> DESCRIPTION OF THE TASK:
Take the lines from the top down to and including the one with "import * as" and repeat them exactly. Omit images.

-- PROVIDED MATERIAL start --

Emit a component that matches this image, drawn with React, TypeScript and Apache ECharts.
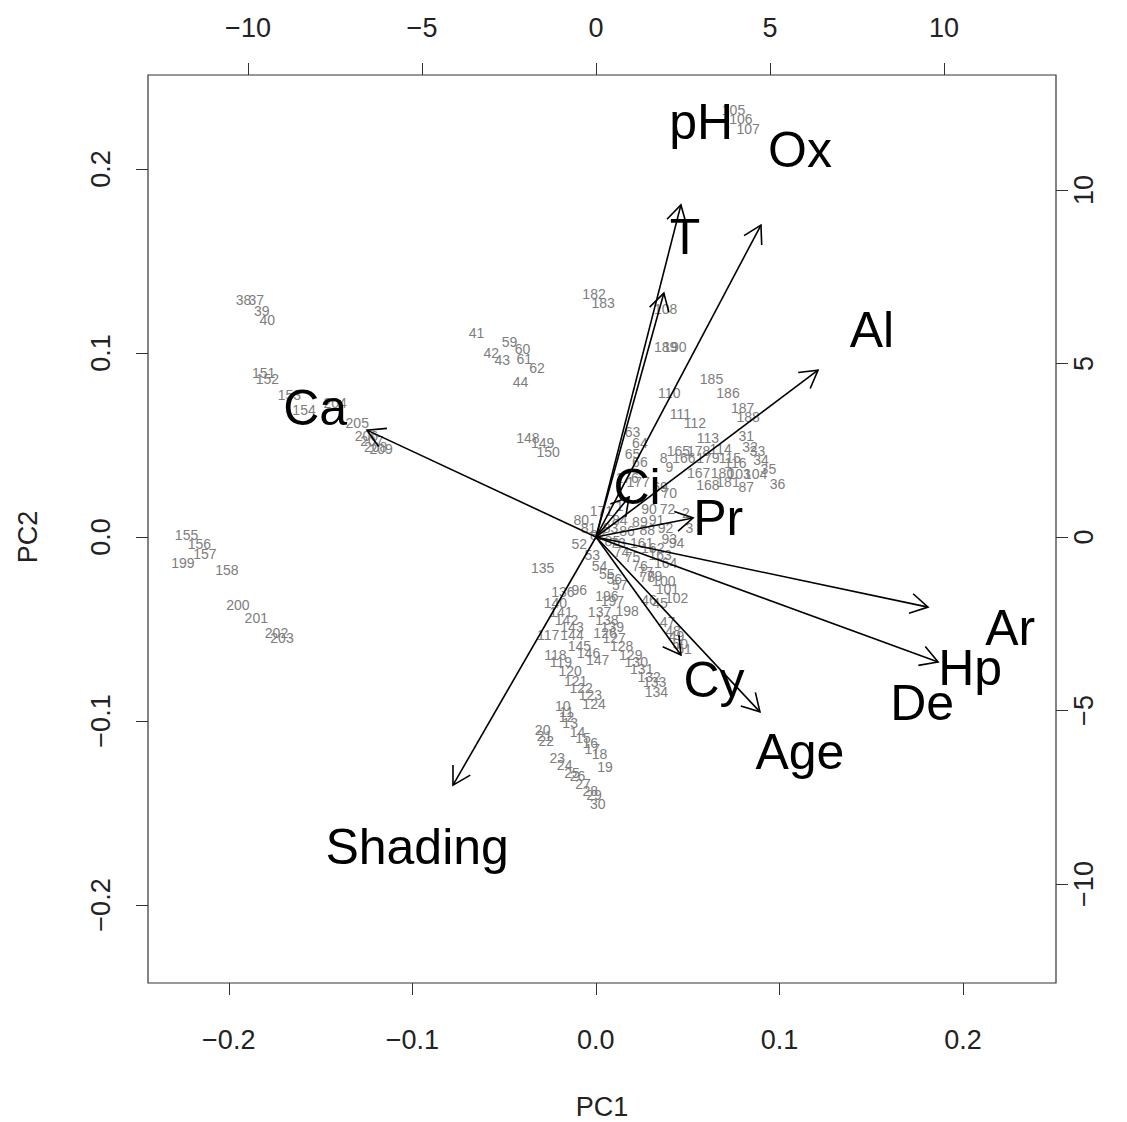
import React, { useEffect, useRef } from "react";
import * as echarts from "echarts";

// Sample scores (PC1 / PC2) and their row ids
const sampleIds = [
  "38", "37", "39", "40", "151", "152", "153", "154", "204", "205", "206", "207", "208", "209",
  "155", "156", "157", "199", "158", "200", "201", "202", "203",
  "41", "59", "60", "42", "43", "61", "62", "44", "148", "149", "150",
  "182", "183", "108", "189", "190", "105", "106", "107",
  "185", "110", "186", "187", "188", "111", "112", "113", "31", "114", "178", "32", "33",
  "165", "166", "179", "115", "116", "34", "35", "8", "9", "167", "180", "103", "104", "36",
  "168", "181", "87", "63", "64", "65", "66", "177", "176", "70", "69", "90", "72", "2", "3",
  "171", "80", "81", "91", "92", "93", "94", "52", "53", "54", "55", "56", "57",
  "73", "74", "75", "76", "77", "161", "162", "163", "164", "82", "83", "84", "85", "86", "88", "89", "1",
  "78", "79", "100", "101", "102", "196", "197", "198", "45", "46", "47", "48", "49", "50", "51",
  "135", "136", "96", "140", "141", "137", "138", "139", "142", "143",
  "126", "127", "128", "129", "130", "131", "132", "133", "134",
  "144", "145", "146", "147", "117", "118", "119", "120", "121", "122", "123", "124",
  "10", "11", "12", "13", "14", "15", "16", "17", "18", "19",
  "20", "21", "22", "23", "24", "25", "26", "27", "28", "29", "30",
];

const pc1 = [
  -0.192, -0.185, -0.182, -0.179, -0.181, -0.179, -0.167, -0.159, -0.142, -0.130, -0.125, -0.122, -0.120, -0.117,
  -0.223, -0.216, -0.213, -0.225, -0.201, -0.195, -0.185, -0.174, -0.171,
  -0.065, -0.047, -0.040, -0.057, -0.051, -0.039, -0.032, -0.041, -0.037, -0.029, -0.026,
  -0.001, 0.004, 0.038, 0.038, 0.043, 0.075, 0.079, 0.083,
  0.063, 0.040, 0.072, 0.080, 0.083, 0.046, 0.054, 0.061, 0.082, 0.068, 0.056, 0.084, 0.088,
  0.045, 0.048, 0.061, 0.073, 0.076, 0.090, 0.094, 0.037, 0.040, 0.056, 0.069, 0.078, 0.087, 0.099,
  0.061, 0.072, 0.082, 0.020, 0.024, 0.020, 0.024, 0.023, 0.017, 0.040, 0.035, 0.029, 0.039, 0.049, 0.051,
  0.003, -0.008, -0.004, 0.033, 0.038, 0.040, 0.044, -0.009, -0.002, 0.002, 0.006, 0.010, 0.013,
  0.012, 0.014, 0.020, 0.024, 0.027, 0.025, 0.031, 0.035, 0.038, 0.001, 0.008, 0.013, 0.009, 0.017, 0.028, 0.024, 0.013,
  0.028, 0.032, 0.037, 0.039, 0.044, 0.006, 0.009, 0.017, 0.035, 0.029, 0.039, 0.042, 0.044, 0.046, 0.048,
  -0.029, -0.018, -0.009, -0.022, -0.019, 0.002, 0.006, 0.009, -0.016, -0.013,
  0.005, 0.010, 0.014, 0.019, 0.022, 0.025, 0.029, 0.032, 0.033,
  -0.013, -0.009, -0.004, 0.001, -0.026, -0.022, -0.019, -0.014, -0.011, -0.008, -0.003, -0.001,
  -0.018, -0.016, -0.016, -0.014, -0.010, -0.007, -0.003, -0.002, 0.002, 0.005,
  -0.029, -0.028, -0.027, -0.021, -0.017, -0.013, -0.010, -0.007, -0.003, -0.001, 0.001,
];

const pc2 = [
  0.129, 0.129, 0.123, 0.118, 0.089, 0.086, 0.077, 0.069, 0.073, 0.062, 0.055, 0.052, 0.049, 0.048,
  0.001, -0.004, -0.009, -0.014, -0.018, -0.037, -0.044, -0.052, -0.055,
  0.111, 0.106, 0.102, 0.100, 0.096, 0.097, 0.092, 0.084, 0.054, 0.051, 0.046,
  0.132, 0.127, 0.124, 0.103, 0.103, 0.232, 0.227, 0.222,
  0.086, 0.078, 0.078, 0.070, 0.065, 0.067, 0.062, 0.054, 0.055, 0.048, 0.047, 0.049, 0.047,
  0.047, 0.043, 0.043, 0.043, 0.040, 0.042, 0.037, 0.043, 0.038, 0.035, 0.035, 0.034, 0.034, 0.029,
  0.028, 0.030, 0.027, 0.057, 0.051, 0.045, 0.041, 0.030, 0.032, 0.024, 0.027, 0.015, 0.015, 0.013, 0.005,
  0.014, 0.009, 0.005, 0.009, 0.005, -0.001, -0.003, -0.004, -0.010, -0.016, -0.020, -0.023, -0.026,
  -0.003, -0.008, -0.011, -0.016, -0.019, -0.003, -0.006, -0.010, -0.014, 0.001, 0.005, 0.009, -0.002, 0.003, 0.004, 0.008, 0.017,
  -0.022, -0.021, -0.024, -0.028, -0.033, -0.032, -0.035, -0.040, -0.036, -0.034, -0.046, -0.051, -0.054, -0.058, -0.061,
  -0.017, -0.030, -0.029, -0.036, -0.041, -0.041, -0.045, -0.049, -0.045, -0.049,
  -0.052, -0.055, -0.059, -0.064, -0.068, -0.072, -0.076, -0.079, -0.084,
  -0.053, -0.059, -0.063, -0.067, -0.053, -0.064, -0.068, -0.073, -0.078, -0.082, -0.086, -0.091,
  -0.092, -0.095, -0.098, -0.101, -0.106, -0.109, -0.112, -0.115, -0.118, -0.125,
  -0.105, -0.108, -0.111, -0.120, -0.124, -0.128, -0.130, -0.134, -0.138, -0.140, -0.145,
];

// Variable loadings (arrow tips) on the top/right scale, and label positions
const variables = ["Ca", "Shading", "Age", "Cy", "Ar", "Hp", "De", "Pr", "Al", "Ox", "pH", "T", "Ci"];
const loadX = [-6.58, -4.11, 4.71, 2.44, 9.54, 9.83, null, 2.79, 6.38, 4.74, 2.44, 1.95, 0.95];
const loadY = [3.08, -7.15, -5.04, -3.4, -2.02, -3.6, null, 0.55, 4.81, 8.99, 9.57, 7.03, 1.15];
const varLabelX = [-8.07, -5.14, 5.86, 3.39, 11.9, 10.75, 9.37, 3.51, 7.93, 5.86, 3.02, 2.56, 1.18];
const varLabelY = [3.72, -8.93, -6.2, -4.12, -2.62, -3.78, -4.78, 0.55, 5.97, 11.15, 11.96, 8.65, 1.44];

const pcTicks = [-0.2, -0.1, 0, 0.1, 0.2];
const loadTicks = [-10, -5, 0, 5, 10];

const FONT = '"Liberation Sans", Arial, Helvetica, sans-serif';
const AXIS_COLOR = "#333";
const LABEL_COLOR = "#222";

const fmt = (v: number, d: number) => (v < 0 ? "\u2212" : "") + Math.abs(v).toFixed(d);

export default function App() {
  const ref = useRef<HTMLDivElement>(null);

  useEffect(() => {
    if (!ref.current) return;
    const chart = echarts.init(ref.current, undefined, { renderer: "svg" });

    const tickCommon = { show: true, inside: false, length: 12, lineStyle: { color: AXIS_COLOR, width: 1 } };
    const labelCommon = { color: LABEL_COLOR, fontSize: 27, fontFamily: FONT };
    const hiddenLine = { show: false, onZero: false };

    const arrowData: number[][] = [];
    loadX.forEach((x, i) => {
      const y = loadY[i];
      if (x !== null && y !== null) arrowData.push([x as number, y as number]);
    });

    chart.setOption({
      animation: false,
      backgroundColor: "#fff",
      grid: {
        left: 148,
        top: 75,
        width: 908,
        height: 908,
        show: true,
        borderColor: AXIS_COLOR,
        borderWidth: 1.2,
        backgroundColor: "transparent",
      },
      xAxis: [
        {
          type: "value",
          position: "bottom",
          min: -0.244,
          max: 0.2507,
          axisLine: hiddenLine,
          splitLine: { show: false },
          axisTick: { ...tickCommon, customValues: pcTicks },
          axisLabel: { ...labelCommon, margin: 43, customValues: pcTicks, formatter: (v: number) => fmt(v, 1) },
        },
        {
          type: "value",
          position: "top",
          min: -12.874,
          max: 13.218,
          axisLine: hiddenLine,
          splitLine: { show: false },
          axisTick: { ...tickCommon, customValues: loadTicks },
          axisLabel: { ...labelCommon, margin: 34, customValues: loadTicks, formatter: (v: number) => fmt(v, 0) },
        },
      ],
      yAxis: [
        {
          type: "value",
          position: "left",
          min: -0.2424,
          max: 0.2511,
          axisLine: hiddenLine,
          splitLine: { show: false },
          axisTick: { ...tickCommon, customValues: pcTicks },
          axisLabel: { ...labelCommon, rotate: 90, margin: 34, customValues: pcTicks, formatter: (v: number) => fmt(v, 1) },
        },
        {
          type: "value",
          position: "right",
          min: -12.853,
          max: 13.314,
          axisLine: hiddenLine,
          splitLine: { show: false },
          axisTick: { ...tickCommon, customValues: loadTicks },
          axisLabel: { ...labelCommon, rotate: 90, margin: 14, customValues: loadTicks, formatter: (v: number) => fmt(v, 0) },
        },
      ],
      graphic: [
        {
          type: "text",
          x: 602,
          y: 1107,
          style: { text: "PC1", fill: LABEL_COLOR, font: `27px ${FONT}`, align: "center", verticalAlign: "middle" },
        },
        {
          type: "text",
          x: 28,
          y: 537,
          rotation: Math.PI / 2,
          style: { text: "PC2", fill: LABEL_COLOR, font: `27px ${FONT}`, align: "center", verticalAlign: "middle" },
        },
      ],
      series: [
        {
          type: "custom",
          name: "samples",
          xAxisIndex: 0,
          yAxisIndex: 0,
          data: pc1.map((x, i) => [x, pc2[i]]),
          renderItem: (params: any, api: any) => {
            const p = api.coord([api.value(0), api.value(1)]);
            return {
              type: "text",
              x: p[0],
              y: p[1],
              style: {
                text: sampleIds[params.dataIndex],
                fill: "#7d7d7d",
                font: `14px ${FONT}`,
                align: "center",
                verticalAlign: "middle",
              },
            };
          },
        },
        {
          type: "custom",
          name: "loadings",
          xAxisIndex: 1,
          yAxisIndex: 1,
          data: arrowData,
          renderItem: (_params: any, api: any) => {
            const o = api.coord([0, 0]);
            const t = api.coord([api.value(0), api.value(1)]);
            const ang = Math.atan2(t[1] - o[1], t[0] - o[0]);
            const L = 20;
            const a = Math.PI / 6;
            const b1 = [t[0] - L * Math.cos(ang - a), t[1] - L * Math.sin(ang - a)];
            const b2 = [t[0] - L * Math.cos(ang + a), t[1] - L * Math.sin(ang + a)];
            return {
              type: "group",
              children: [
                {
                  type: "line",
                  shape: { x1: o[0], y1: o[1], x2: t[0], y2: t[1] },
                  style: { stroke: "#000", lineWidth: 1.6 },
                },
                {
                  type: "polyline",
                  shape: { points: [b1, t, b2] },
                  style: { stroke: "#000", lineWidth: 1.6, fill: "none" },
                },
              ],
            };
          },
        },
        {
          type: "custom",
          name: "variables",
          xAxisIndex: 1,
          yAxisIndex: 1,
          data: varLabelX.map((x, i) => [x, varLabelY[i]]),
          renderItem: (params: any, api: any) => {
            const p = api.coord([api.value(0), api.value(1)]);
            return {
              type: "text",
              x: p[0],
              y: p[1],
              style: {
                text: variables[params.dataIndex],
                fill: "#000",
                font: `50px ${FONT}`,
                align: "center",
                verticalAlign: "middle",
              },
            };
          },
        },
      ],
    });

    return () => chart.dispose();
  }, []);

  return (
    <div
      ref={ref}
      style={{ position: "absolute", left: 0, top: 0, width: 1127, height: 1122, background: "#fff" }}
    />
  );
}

-- PROVIDED MATERIAL end --

> RESULT FOR THIS TASK:
Emit a component that matches this image, drawn with React, TypeScript and Apache ECharts.
import React, { useEffect, useRef } from "react";
import * as echarts from "echarts";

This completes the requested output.